Shetland Isles and plan B …

Mainland Orkney was a complete surprise after days in the Scottish Highlands. The landscape is gently undulating, fertile farm land with wide open vistas. There are no trees and the fields, with very many beef suckler herds, flocks of sheep and acres of oats and barley, hurriedly being harvested, are separated by barbed wire fences. There are no hedges or stone walls to provide shelter. These islands have been inhabited since stone age times, with the many relics, remnants of villages, burial cairns and standing stones, having been dated back to c. 3,000 BC, some 5,000 years ago.

Stoneage house in a stoneage village at Skara Brae Orkney, discovered c.1850

Strong winds kept us off the bikes on Wednesday morning, providing an opportunity to look around Kirkwall, the capital of the Orkneys. A magnificent Cathedral is dedicated to St. Magnus a 12th century Danish ruler and is very much in use today, unlike the equally splendid, but now ruined remnants of the Bishop’s and Earl’s palaces.

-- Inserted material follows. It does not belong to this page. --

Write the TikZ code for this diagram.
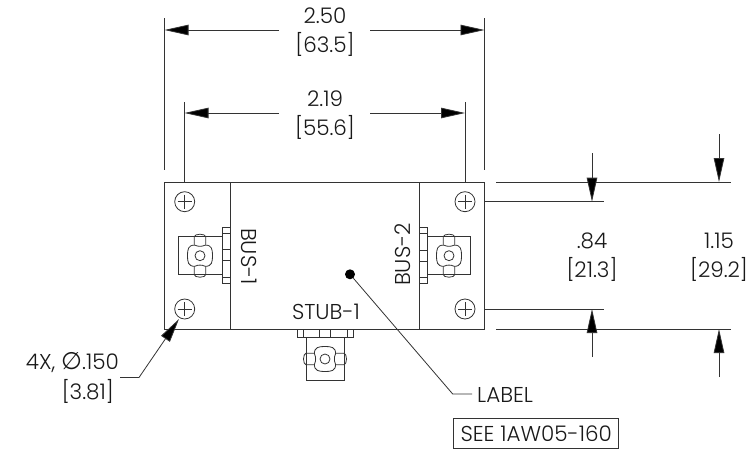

Part of St Magnus Cathedral, Kirkwall (couldn’t fit it all in)

Lighter afternoon winds encouraged Gavin and me to cycle 10 miles or so to the east coast to see the Churchill Barriers, constructed with the assistance of Italian prisoners of war, to protect the Navy base in the natural harbour at Scapa Flow after a German U boat snuck in sinking HMS Royal Oak, with over 800 lives lost. The barrier now forms a causeway to the tiny island of Lamb Holm, which connects via a further causeway to South Ronaldsay. The Catholic chapel constructed by the POW’s out of two nissan huts is a major tourist attraction and well worth a visit. The three dimensional effect of the painted interior is incredible, as is the wrought-iron screen leading to the alter and intricate biblical scenes painted on the ceiling and back wall. Ironically, just as it was finished, the POW’s were moved to Yorkshire.

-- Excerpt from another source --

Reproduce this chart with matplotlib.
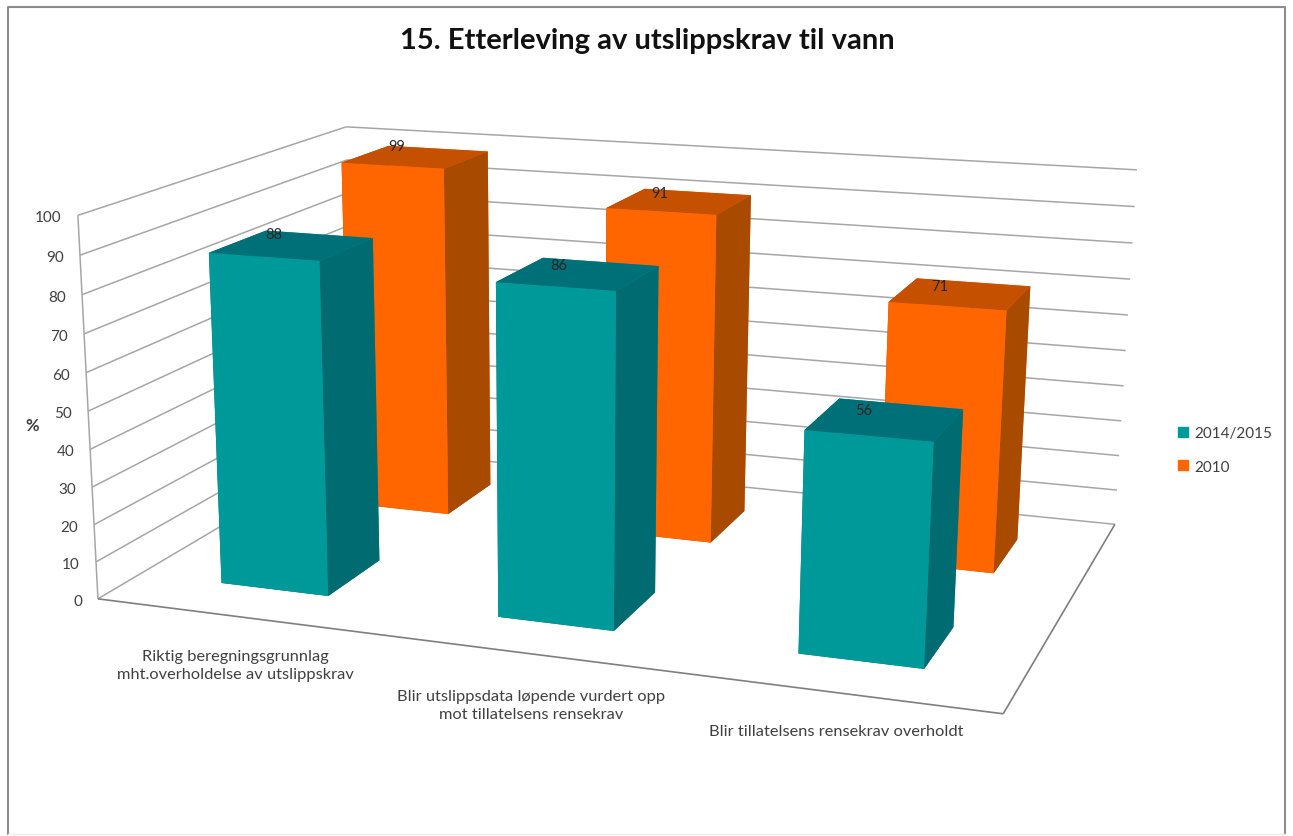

Churchill Barrier between Mainland and Lamb Holm protecting Scapa Flow

Our 120 mile, overnight, ferry journey from Kirkwall to Lerwick on mainland Shetland was over very stormy seas. Only Keith and Phil managed to sleep through the pitching and rolling of the vessel. Sadly this stormy start is forecast to last through our final few days, with heavy rain and winds of around 50 miles an hour. In the interests of safety, not to mention dry feet, we have thrown in the towel, and are having a holiday, opting to hire a car to venture north to explore mainland, Yell and Unst, the most northerly inhabited island in the UK.

4 thoughts on “Shetland Isles and plan B …

  1. Brilliant tour excellent writings enjoy the car for a while.
    We have an O[pen Day Tomorrow Sunday 1st shame you could not be here. Maree may have a picture we are hoping the rains miss us but it is pretty wet at the moment.